Rural Schools Shortchanged, Study Says

By: - September 8, 2000 12:00 am

More than one quarter of American students attend rural public schools, yet policy makers have failed to address the particular needs of these smaller, usually impoverished schools, according to the Rural School and Community Trust (RSCT), an advocacy group funded by the Annenberg Foundation.

“The education debate in America is an urban debate,” said Marty Strange, RSCT Policy Director and author of a first- of-its- kind survey of rural schools. He says that rural communities, a political backwater, are ignored by policy circles.

“Why Rural Matters: The Need For Every State to Take Action on Rural Education,” is a “report-card” styled analysis of the state of rural education in each of the 50-states.

“Our focus is on states. That is still where most of education policy is made,” said Strange.

The need to raise performance in schools as part of the standards and accountability movement has made rural schools more relevant to lawmakers.

In seven states — Alabama, Arkansas, Kentucky, Mississippi, North Dakota, South Dakota and West Virginia — rural education is crucial to the state’s overall education performance, the report says. Louisiana was not ranked as crucial, but just barely made it over the bar.

These states have some of the highest percentages of student poverty, teachers are not well paid and adults in these communities are not well-educated. In America, 244 of the nations 250 poorest counties are rural.

But what is rural?
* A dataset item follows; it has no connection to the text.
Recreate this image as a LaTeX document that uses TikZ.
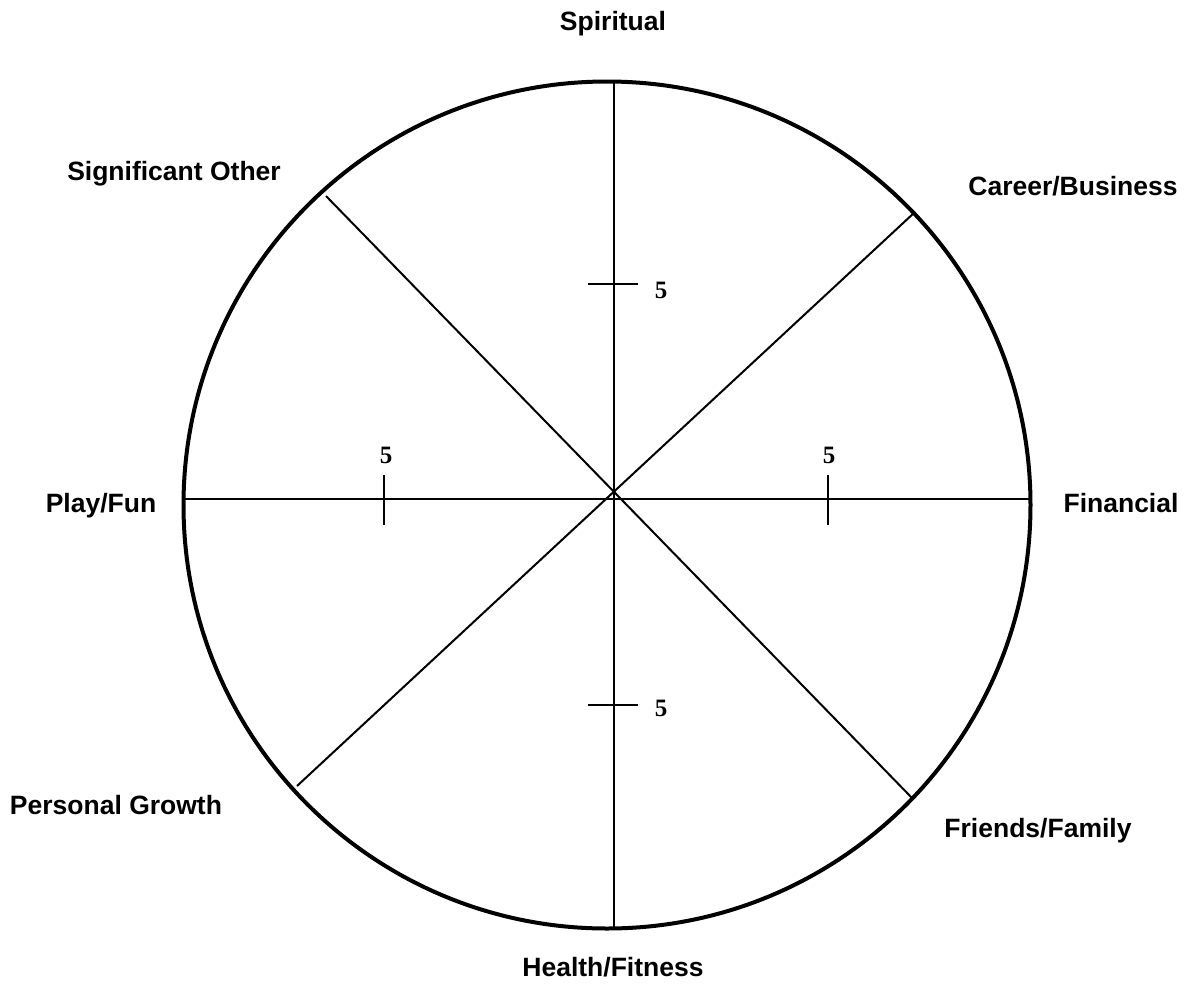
\documentclass[tikz,border=0pt]{standalone}
\usepackage{fontspec}
\setmainfont{Liberation Serif}
\setsansfont{Liberation Sans}
\begin{document}
\begin{tikzpicture}[x=1pt,y=-1pt,
  lbl/.style={font=\sffamily\bfseries\fontsize{26.5}{30}\selectfont, inner sep=0pt, anchor=base},
  num/.style={font=\rmfamily\bfseries\fontsize{25}{28}\selectfont, inner sep=0pt, anchor=base},
  ring/.style={draw, circle, line width=4pt, inner sep=0pt, minimum size=847pt},
  spoke/.style={line width=2pt},
  tick/.style={line width=2pt}]
\useasboundingbox (0,0) rectangle (1187,994);
\node[ring] (wheel) at (607,505) {};
% spoke ends
\coordinate (top) at (614,82);
\coordinate (bottom) at (614,928);
\coordinate (left) at (183,499);
\coordinate (right) at (1031,499);
\coordinate (ne) at (915,212);
\coordinate (sw) at (297,786);
\coordinate (nw) at (326,196);
\coordinate (se) at (913,799);
\draw[spoke] (top) -- (bottom);
\draw[spoke] (left) -- (right);
\draw[spoke] (ne) -- (sw);
\draw[spoke] (nw) -- (se);
% ticks
\coordinate (t1a) at (588,284); \coordinate (t1b) at (638,284);
\coordinate (t2a) at (588,705); \coordinate (t2b) at (638,705);
\coordinate (t3a) at (384,475); \coordinate (t3b) at (384,525);
\coordinate (t4a) at (828,475); \coordinate (t4b) at (828,525);
\draw[tick] (t1a) -- (t1b);
\draw[tick] (t2a) -- (t2b);
\draw[tick] (t3a) -- (t3b);
\draw[tick] (t4a) -- (t4b);
\node[num] (n1) at (661,298.5) {5};
\node[num] (n2) at (661,716) {5};
\node[num] (n3) at (386,463) {5};
\node[num] (n4) at (829,463) {5};
% labels
\node[lbl] (spiritual) at (613,30) {Spiritual};
\node[lbl] (sigother) at (174,180) {Significant Other};
\node[lbl] (career) at (1073,195) {Career/Business};
\node[lbl] (play) at (101,512) {Play/Fun};
\node[lbl] (financial) at (1121,512) {Financial};
\node[lbl] (personal) at (116,814) {Personal Growth};
\node[lbl] (friends) at (1038,837) {Friends/Family};
\node[lbl] (health) at (613,976) {Health/Fitness};
\end{tikzpicture}
\end{document}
Strange says most people would be surprised to learn that New York state is more rural than Iowa, Nebraska or Montana combined. The researchers used the Census Bureau’s conservative definition of rural, which is any community under 2,500 people.

In five states, Tennessee, South Carolina, Louisiana, Georgia and New Mexico there is a large rural population. But because smaller schools have been consolidated into larger schools via busing there are fewer small rural schools in these states. And fewer communities are tied to a local school.

Strange argues in the report that consolidation is a bad policy because smaller classes help impoverished children learn better. The report was funded by the Annenberg Foundation and published by the RSCT, which is an advocacy organization.

Rural education in Alaska, Idaho, Maine, Montana, North Carolina, Oklahoma and Vermont was considered critical.

The report says states with minimal rural education problems are Connecticut, Delaware, Hawaii, Maryland, Massachusetts, New Jersey, New York and Rhode Island.

“Visit a fishing village in Maine, a family farm in Iowa, an Inuit village in Alaska, a community in the Mississippi Delta, or a town on the borderlands of the Southwest and Mexico and you will think you are in five different countries,” Strange said. “This diversity and the fact that we are a political minority makes the issue complex and difficult for policymakers to get a handle on it.”

RSCT plans to release annual surveys on the state of rural education as well as interim reports on policies that effect these schools.